On Sat, 5 Sep 2009, Tawny Owl wrote:
btw - can anyone offer any advice has to how to break the symmetry in this 
problem, please? I previously modelled it to solve to all pairs of teams having 
at least one opponent in common, and used the objective function to break the 
symmetry - which worked, and produced solutions much more quickly.

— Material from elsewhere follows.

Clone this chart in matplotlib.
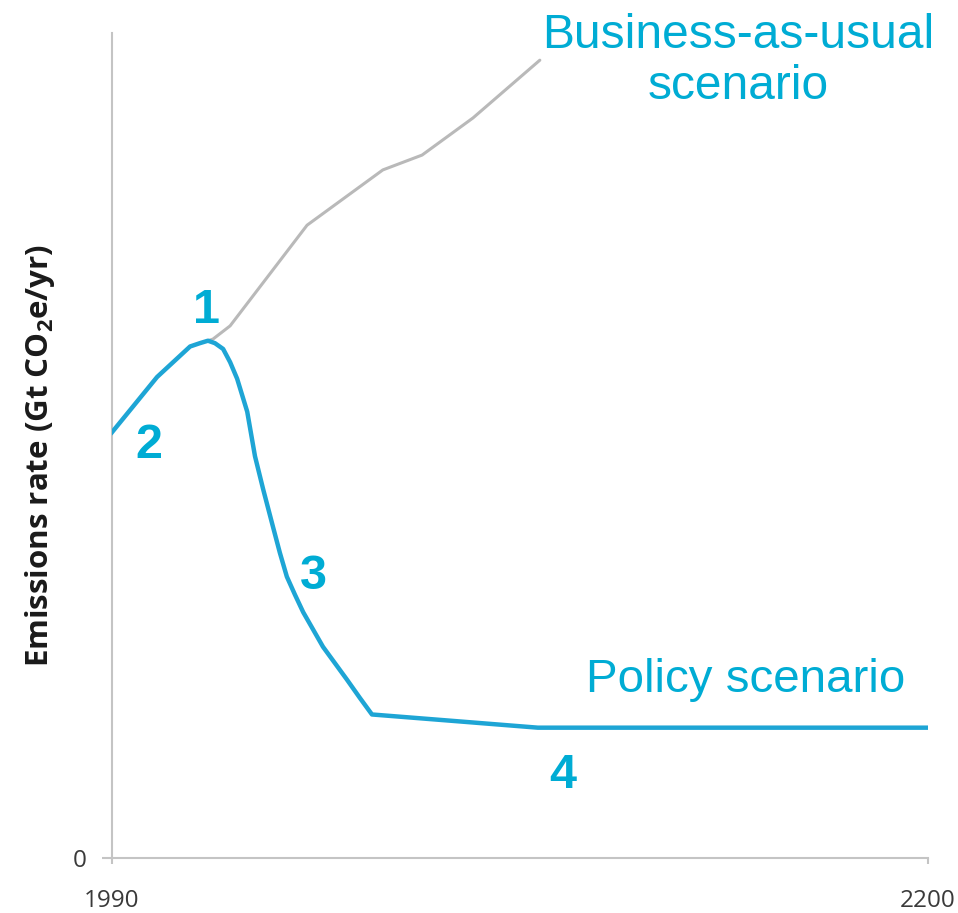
import matplotlib.pyplot as plt

# policy scenario (blue)
policy_years = [1990, 2001.6, 2010.1, 2012.6, 2014.7, 2016.5, 2018.6, 2020.4, 2022.2,
                2024.8, 2026.8, 2028.9, 2031.4, 2033.2, 2035.0, 2037.1, 2039.2, 2044.3,
                2047.4, 2050.5, 2053.8, 2056.9, 2078.3, 2099.6, 2200]
policy_vals = [51.6, 58.3, 62.0, 62.4, 62.7, 62.4, 61.7, 60.1, 58.1,
               54.1, 48.7, 44.7, 40.2, 37.0, 34.1, 31.9, 29.8, 25.6,
               23.6, 21.6, 19.4, 17.4, 16.6, 15.8, 15.8]

# business-as-usual (grey)
bau_years = [2014.7, 2016.0, 2020.4, 2040.2, 2059.7, 2069.8, 2082.9, 2100.1]
bau_vals = [62.7, 62.9, 64.5, 76.7, 83.4, 85.2, 89.7, 96.7]

# numbered callouts (year, value)
marks = ["1", "2", "3", "4"]
mark_x = [2014.3, 1999.6, 2041.8, 2106.0]
mark_y = [66.4, 50.0, 34.1, 10.0]

blue = "#1ea5d5"
txt_blue = "#00acd4"

fig = plt.figure(figsize=(9.58, 9.13), dpi=100)
ax = fig.add_axes([0.1169, 0.0602, 0.8518, 0.9037])

ax.plot(bau_years, bau_vals, color="#b9b9b9", lw=2.2, solid_capstyle="round", zorder=2)
ax.plot(policy_years, policy_vals, color=blue, lw=3.2, solid_joinstyle="round", zorder=3)

for m, x, y in zip(marks, mark_x, mark_y):
    ax.text(x, y, m, color=txt_blue, fontsize=35, fontweight="bold",
            family="Liberation Sans", ha="center", va="center")

ax.text(2151.1, 96.6, "Business-as-usual\nscenario", color=txt_blue, fontsize=34.5,
        family="Liberation Sans", ha="center", va="center", linespacing=1.15)
ax.text(2153.1, 21.6, "Policy scenario", color=txt_blue, fontsize=34.2,
        family="Liberation Sans", ha="center", va="center")

ax.set_xlim(1990, 2200)
ax.set_ylim(0, 100)
ax.set_xticks([1990, 2200])
ax.set_xticklabels(["1990", "2200"])
ax.set_yticks([0])
ax.set_yticklabels(["0"])

for s in ["top", "right"]:
    ax.spines[s].set_visible(False)
for s in ["left", "bottom"]:
    ax.spines[s].set_color("#c4c4c4")
    ax.spines[s].set_linewidth(1.5)

ax.tick_params(axis="x", length=4, width=1.5, color="#c4c4c4", pad=18,
               labelsize=17.5, labelcolor="#3a3a3a")
ax.tick_params(axis="y", length=7, width=1.5, color="#c4c4c4", pad=11,
               labelsize=17.5, labelcolor="#3a3a3a")
for lbl in ax.get_xticklabels() + ax.get_yticklabels():
    lbl.set_family("Open Sans")

plt.rcParams["mathtext.fontset"] = "custom"
plt.rcParams["mathtext.rm"] = "Open Sans:bold"
fig.text(0.042, 1 - 456 / 913, r"Emissions rate (Gt CO$_\mathrm{2}$e/yr)",
         rotation=90, ha="center", va="center", fontsize=22.5, fontweight="bold",
         family="Open Sans", color="#1a1a1a")

fig.savefig("out.png", dpi=100)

However, I 
have now amended the model to cover team/round permutations in which it is not 
possible to ensure that all pairs of teams have an opponent in common - in 
which case, the aim is to minimise the cases of pairs of teams having no 
opponent in common.

Another poster noted that not all your binary variables have to be binary.

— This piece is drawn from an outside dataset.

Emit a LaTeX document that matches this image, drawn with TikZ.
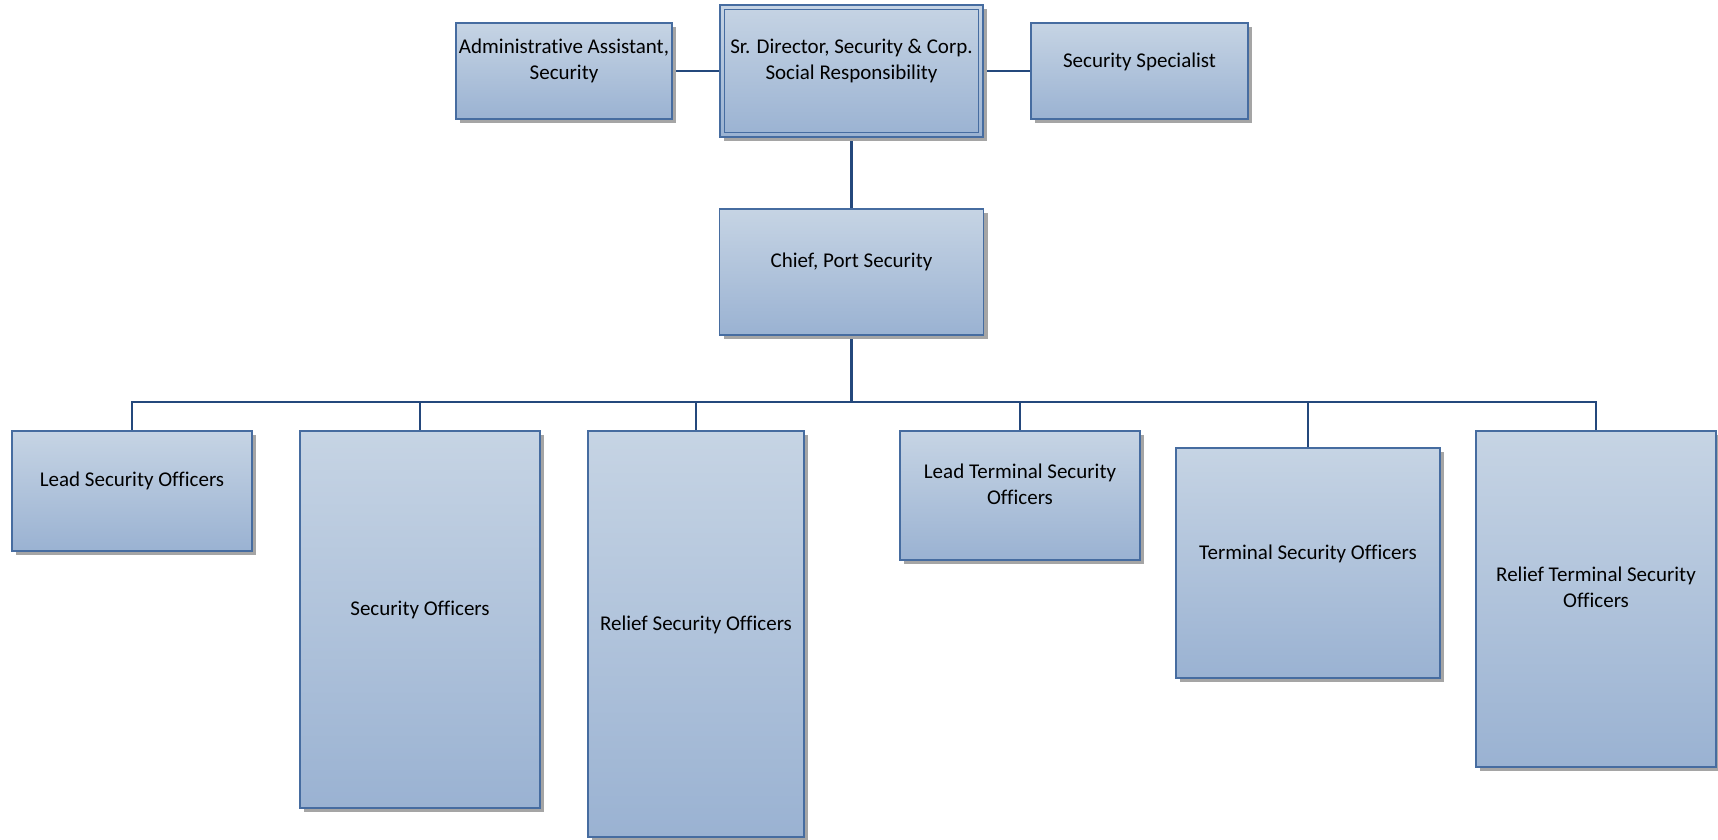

That still leaves symmetry.
A lot of theorectically correct symmetry-breaking constraints don't
do a lot because they don't affect the linear relaxation much.
Your problem has a tremendous amount of symmetry: 4!*24! > 1.9 trillion.
I think that some of it can be helped by
fixing the opponents in the first round.
Apparently every team plays every round.
All teams are equivalent, ergo all pairings are equivalent.
Fixing the pairings selects one equivalent
Let the pairings be 1:8, 2:9, ... 7:14.
possiblilty out of 13*11*9*7*5*3=135135.
For round 2, you can define two equivalent sets of 7 teams.
Within a set, no two teams have played each other.
The index sets can be 1..7 and 8..14.
In what follows, I think round2[j, k] should be roundGamePair[2, j, k].
Within a set, allow only consecutively numbered teams to play and
between sets, require indices differ by 7:
j in 1..12, k in j+2..14, k != j+1, k != j+7: round2[j, k]=0
round2[7, 8]=0
Reserve the higher indices for cross-set play:
j in 1..6 :   round2[j, j+7] <= round2[j+1, j+8]

After round 2, you are on your own.

--
Michael   address@hidden
"Pessimist: The glass is half empty.
Optimist:   The glass is half full.
Engineer:   The glass is twice as big as it needs to be."